無駄な情報は睡眠により整理されるように、クライミングの命令回路を最適化するためにオフ期間をとることが必要となる場合があります。
オフ期間中に、習得したムーブの中で無駄な動きを排除し、ムーブがリモデルされるといわれています。

一種の恐怖観念である長期レストは、実は一石二鳥なのかもしれない

オフ期間は、グレード低下が予想されるので、大きな恐怖観念を持っているクライマーが多いように感じます。
オフ期間を取っても肉体的に失うものは思っているほど大きくなく、比較的早く取り戻せます。
私自身、指を骨折し、8ヶ月クライミングを休みましたが、完治してから1ヶ月ぐらいで元に戻っています。
骨折完治に加えTFCC損傷も治り、身体の怪我は全て完治しました。
さらにリードクライミングでは、自然とムーブが選択されるようになりました。

レミニセンス効果を最大限に発揮するには?

レミニセンス効果を最大限に発揮させるには、オフ期間中は全くクライミングを行わず、クライミングというものを一切忘れてしまうのでよいとされています。
ただし、活動的であるのが前提で、クライミング以外のスポーツで筋力とバランスを使うものなどが良いとされています。
クライマーがスラックラインを好んでするのも、重要な意味があるのかもしれません。

オフ期間が唯一、長期停滞(プラトー)を打ち破るかもしれない可能性

長期間、グレードが全く変わらないクライマーは多いと思います。
いわゆるプラトーですが、これを「レミニセンス効果」が打破してくれる可能性もあるわけです。
私の場合は、8ヶ月クライミングを辞めたことで、リードクライミングが依然と全く違う感覚で登れるようになった気がします。
ムーブの選択が自然になった気がし、以前なんでこんなルートで落ちていたのか?不思議に思うこともあります。
それは、筋力が増加したという理由ではなく、登り方が変わったとしか言いようがありません。

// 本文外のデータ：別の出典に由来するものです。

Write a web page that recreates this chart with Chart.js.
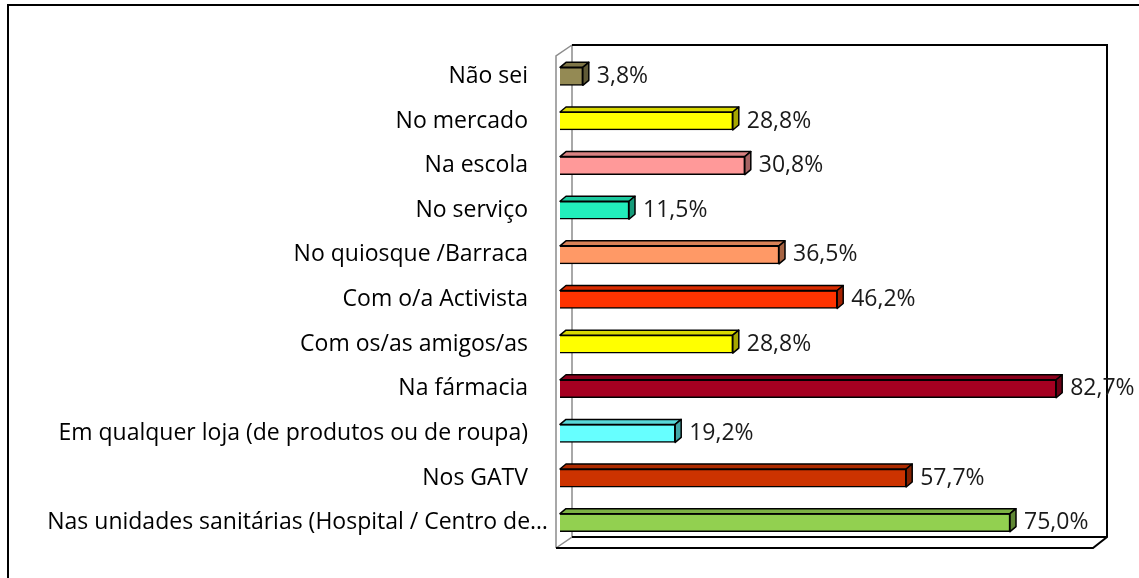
<!DOCTYPE html>
<html>
<head>
<meta charset="utf-8">
<script src="https://cdn.jsdelivr.net/npm/chart.js@4.4.1/dist/chart.umd.min.js"></script>
<style>
  html, body { margin: 0; padding: 0; background: #fff; }
  #wrap { width: 1139px; height: 578px; }
</style>
</head>
<body>
<div id="wrap"><canvas id="myChart" width="1139" height="578"></canvas></div>
<script>
// categories, top to bottom
const categories = [
  "Não sei",
  "No mercado",
  "Na escola",
  "No serviço",
  "No quiosque /Barraca",
  "Com o/a Activista",
  "Com os/as amigos/as",
  "Na fármacia",
  "Em qualquer loja (de produtos ou de roupa)",
  "Nos GATV",
  "Nas unidades sanitárias (Hospital / Centro de…"
];
const values = [3.8, 28.8, 30.8, 11.5, 36.5, 46.2, 28.8, 82.7, 19.2, 57.7, 75.0];
const barColors = [
  "#948a54", "#ffff00", "#ff9999", "#22eebb", "#ff9966", "#ff3300",
  "#ffff00", "#a50021", "#66ffff", "#cc3300", "#92d050"
];

const DX = 6, DY = -5;
const FONT = "23px 'Open Sans'";

function shade(hex, f) {
  let n = parseInt(hex.slice(1), 16);
  let r = Math.round(((n >> 16) & 255) * f);
  let g = Math.round(((n >> 8) & 255) * f);
  let b = Math.round((n & 255) * f);
  return "rgb(" + r + "," + g + "," + b + ")";
}

// outer border, 3d frame, category labels, bar faces and value labels
const framePlugin = {
  id: "frame",
  beforeDatasetsDraw(chart) {
    const ctx = chart.ctx, a = chart.chartArea;
    ctx.save();
    // outer border (only top/left visible)
    ctx.strokeStyle = "#000";
    ctx.lineWidth = 2;
    ctx.beginPath();
    ctx.moveTo(8, 578);
    ctx.lineTo(8, 5);
    ctx.lineTo(1139, 5);
    ctx.stroke();

    const fl = a.left - 4, bl = a.left + 12;
    const br = a.right + 7, fr = a.right - 7;
    const bt = a.top - 9, ft = a.top + 2;
    const fb = a.bottom + 3, bb = a.bottom - 8;

    // left side wall (grey)
    ctx.strokeStyle = "#8c8c8c";
    ctx.lineWidth = 1.5;
    ctx.beginPath();
    ctx.moveTo(fl, fb); ctx.lineTo(fl, ft); ctx.lineTo(bl, bt);
    ctx.moveTo(bl, bt); ctx.lineTo(bl, bb); ctx.lineTo(fl, fb);
    ctx.stroke();

    // back wall + floor (black)
    ctx.strokeStyle = "#000";
    ctx.lineWidth = 2;
    ctx.beginPath();
    ctx.moveTo(bl, bt); ctx.lineTo(br, bt); ctx.lineTo(br, bb);
    ctx.lineTo(fr, fb); ctx.lineTo(fl, fb);
    ctx.moveTo(bl, bb); ctx.lineTo(br, bb);
    ctx.stroke();

    // category labels, right aligned; the truncated one runs past into the wall
    const ys = chart.scales.y;
    ctx.fillStyle = "#000";
    ctx.font = FONT;
    ctx.textAlign = "right";
    ctx.textBaseline = "middle";
    categories.forEach((c, i) => {
      let x = a.left - 32;
      if (ctx.measureText(c).width > 490) x = a.left - 12;
      ctx.fillText(c, x, ys.getPixelForValue(i));
    });
    ctx.restore();
  },
  afterDatasetsDraw(chart) {
    const ctx = chart.ctx;
    const meta = chart.getDatasetMeta(0);
    ctx.save();
    ctx.strokeStyle = "#000";
    ctx.lineWidth = 1.5;
    ctx.lineJoin = "round";
    meta.data.forEach((bar, i) => {
      const top = bar.y - bar.height / 2, bot = bar.y + bar.height / 2;
      const x0 = bar.base, x1 = bar.x;
      // top face
      ctx.fillStyle = shade(barColors[i], 0.85);
      ctx.beginPath();
      ctx.moveTo(x0, top); ctx.lineTo(x0 + DX, top + DY);
      ctx.lineTo(x1 + DX, top + DY); ctx.lineTo(x1, top);
      ctx.closePath(); ctx.fill(); ctx.stroke();
      // side face
      ctx.fillStyle = shade(barColors[i], 0.65);
      ctx.beginPath();
      ctx.moveTo(x1, top); ctx.lineTo(x1 + DX, top + DY);
      ctx.lineTo(x1 + DX, bot + DY); ctx.lineTo(x1, bot);
      ctx.closePath(); ctx.fill(); ctx.stroke();
      // value label
      ctx.fillStyle = "#1a1a1a";
      ctx.font = FONT;
      ctx.textAlign = "left";
      ctx.textBaseline = "middle";
      ctx.fillText(values[i].toFixed(1).replace(".", ",") + "%", x1 + DX + 8, bar.y);
    });
    ctx.restore();
  }
};

const ctx = document.getElementById("myChart");
new Chart(ctx, {
  type: "bar",
  data: {
    labels: categories,
    datasets: [{
      data: values,
      backgroundColor: barColors,
      borderColor: "#000",
      borderWidth: 1.5,
      barThickness: 18
    }]
  },
  options: {
    indexAxis: "y",
    responsive: false,
    animation: false,
    devicePixelRatio: 1,
    layout: { padding: { left: 8, right: 39, top: 54, bottom: 33 } },
    plugins: { legend: { display: false }, tooltip: { enabled: false } },
    scales: {
      x: { min: 0, max: 90, display: false },
      y: {
        offset: true,
        grid: { display: false, drawTicks: false },
        border: { display: false },
        ticks: { display: false },
        afterFit(axis) { axis.width = 552; }
      }
    }
  },
  plugins: [framePlugin]
});
</script>
</body>
</html>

怪我によるレストは割り切って、レミニセンス効果を発揮しよう!

クライマーと怪我はセットのようなもので、クライミングを長く続けていると、どうしても長期的なレストが必要になる時期があります。
どうせ休むなら、クライミングのことは忘れて、バランス感覚や筋力を使う別のスポーツに取り組むとレミニセンス効果が最大限に発揮できるかもしれません。